Blogs > Cliopatria > The Cliopatria Awards

Oct 31, 2007

The Cliopatria Awards




Nominations for The Cliopatria Awards, 2007, in history blogging will open tomorrow, Thursday 1 November. They will remain open through the month. You'll be invited to submit nominations for the Best Individual Blog, Best Group Blog, Best New Blog, Best Post, Best Series of Posts, and Best Writer. Here are the winners for 2005 and 2006. The time-frame for this year's Awards is 1 December 2006 through 30 November 2007. Both Cliopatria's History Blogroll and the various history carnivals (Asian History Carnival, Biblical Studies Carnival, Carnival of Bad History, Carnivalesque, History Carnival, and Military History Carnival) are excellent sources of reference for nominations. Be sure to include both a title or name and a live link for nominations. The judges are already overworked and they'll be making their decisions during December's runup to the holiday season. The decisions will be announced in early January at the AHA convention and, shortly thereafter, here at Cliopatria.

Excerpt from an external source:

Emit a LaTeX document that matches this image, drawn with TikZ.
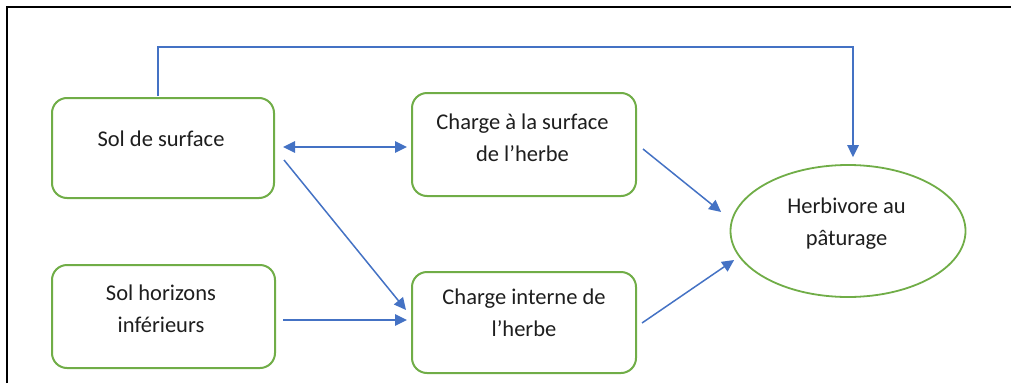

comments powered by Disqus

More Comments:


Jeremy Young - 10/31/2007

You know, that a good point -- the instance I know of where it's been done successfully, the (now defunct) Koufax Awards, is determined strictly by a public vote, so people have to go find the comments on their own, while your judges would want to be able to look at a representative cross-section of comments.

I guess it can't be done equitably, unfortunately.


Ralph E. Luker - 10/31/2007

If I'm not mistaken, we actually have considered the possibility of doing this. The problem, which we haven't solved, is complexity. What does a nominator submit? Multiple comments from a single commenter with multiple hot links? Comments by a single commenter at multiple blogs? If a commenter does good work at multiple blogs, how can judges familiarize themselves with the context in which a comment occurs and get around to all the contexts in which the comments of all the nominees occur? I'm not sure there's a simple solution to that problem.


Jeremy Young - 10/31/2007

Not this year, but in future years, it might be nice to add a category for Best Commenter. There are some truly excellent bloggers out there who focus on responding to and improving others' work rather than on creating their own. We're all indebted to them for giving us the kind of audience every blogger dreams of -- why not honor them too?